Add a new line, ” Learn Connector with Example” to test.txt.
arjun@tutorialkart:~/kafka_2.12-1.0.0$ echo "Learn Connector" >> test.txt
arjun@tutorialkart:~/kafka_2.12-1.0.0$ cat test.sink.txt
Hello!
Welcome to TutorialKart
Learn Apache Kafka
Learn Connector
5. Consume the messages posted to connect-test topic by a Consumer
We shall start a Consumer and consume the messages (test.txt and additions to test.txt).
Following is a Kafka Console Consumer. You may create Kafka Consumer of your application choice.

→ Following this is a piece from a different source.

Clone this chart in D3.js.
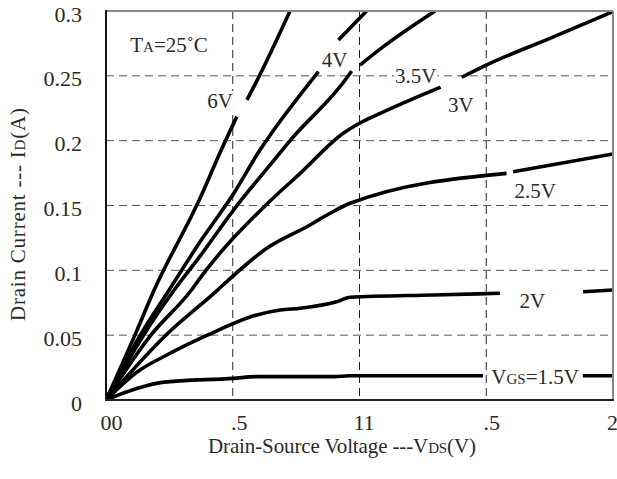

arjun@tutorialkart:~/kafka_2.12-1.0.0$ bin/kafka-console-consumer.sh --bootstrap-server localhost:9092 --topic connect-test --from-beginning
{"schema":{"type":"string","optional":false},"payload":"Hello!"}
{"schema":{"type":"string","optional":false},"payload":"Welcome to TutorialKart"}
{"schema":{"type":"string","optional":false},"payload":"Learn Apache Kafka"}
{"schema":{"type":"string","optional":false},"payload":"Learn Connector"}
Any changes made to the text file is written as messages to the topic by the Kafka Connector. Hence all the consumers subscribed to the topic receive the messages.
Conclusion
In this Kafka Tutorial, we have learnt to create a Kafka Connector to import data from a text file to Kafka Topic.